What is a health check?
A health check is a periodic probe that verifies whether a backend instance can accept requests. Common forms:
- TCP: attempt to open a TCP connection on a port. Fast and simple.
- HTTP(S): request a URL (e.g., /healthz) and expect a 200 OK. Can check application-level readiness.
- Custom: run a script or call an internal API for richer validation (DB connectivity, caches warmed, etc.).
Health checks can be active (LB polls backends) or passive (LB learns from real request failures). Many systems combine both.
How health checks work (practical details)
- Frequency: how often the LB probes (e.g., every 5s).
- Timeout: how long the LB waits for a response before considering the probe failed.
- Thresholds: number of consecutive failures to mark unhealthy and consecutive successes to mark healthy again.
- Endpoint design: use a light-weight, local check (e.g., /healthz) that returns clear status codes and is safe to call frequently.
Example: mark unhealthy after 3 failed probes with 2s timeout; mark healthy after 2 successful probes.
What happens on failure: failover
Failover is the rerouting of traffic away from unhealthy instances to healthy ones. Patterns include:
- Active–Passive: a standby pool takes all traffic when primaries fail.
- Active–Active: multiple pools share traffic; unhealthy nodes are simply removed.
- DNS failover: change DNS records (slower, dependent on TTL).
- Weighted or priority routing: shift traffic according to weight or priority groups.
Important behaviors:
- Immediate removal from rotation prevents new requests reaching failed nodes.
- Connection draining (graceful shutdown): allow existing connections to finish rather than drop them.
- Session persistence/sticky sessions: if used, failover needs a plan for session continuity (replicate session state or avoid sticky sessions).
Design considerations & best practices
- Health endpoint content: keep it cheap and local.
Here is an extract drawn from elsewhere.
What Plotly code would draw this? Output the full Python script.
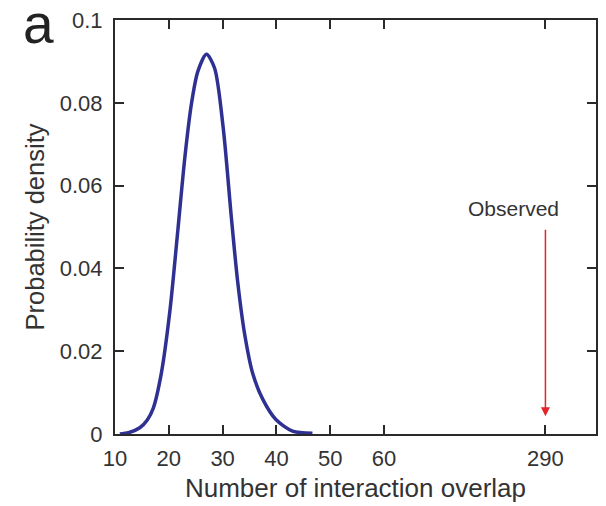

Avoid expensive or global checks in frequent probes.
- Differentiate readiness vs liveness:
- Readiness: is this instance ready to receive traffic? (used by LBs)
- Liveness: is the process alive or should it be restarted? (used by orchestrators)
- Use conservative thresholds for flapping prevention: require several consecutive failures before removing an instance.
- Backoff and circuit breaking: when a backend keeps failing, reduce retries and escalate alerts.
- Connection draining: on removal, stop new connections but allow existing ones to complete (with a timeout).
- Slow-start/warm-up: when adding capacity, ramp traffic up to avoid overwhelming cold caches.
- Monitoring & alerting: treat health check failures as an operational signal — integrate with dashboards and alerts.
- Security: ensure health endpoints don't leak sensitive data; restrict access if necessary.
How this appears in interviews
Interviewers expect you to mention:
- Types of checks (TCP/HTTP/custom)
- Readiness vs liveness
- Thresholds, timeouts, and retries
- Connection draining and session handling
- How failover routes traffic (active/active vs active/passive)
- How autoscaling and health checks interact
A concise interview answer: "Load balancers poll backends using TCP/HTTP/custom probes. If an instance times out or returns errors beyond configured thresholds, it's marked unhealthy and removed. Failover reroutes traffic to healthy instances; when the instance passes checks again it rejoins. Use connection draining, conservative thresholds, and separate readiness/liveness checks to avoid flapping and dropped requests."
Testing failures & resilience
- Chaos engineering: inject failures to validate failover paths.
- Fire drills: simulate instance failures and verify end-to-end behavior.
- Load tests: ensure the healthy pool can absorb redirected traffic.
Quick checklist for interviews
- Define types of checks you'll use
- Specify frequency, timeout, and thresholds
- Explain draining behavior and session handling
- Mention monitoring, alerts, and chaos testing
Design for failure — assume nodes will die. If you can describe how health checks detect issues and how failover reroutes traffic safely, you’ll cover the essentials interviewers want to hear.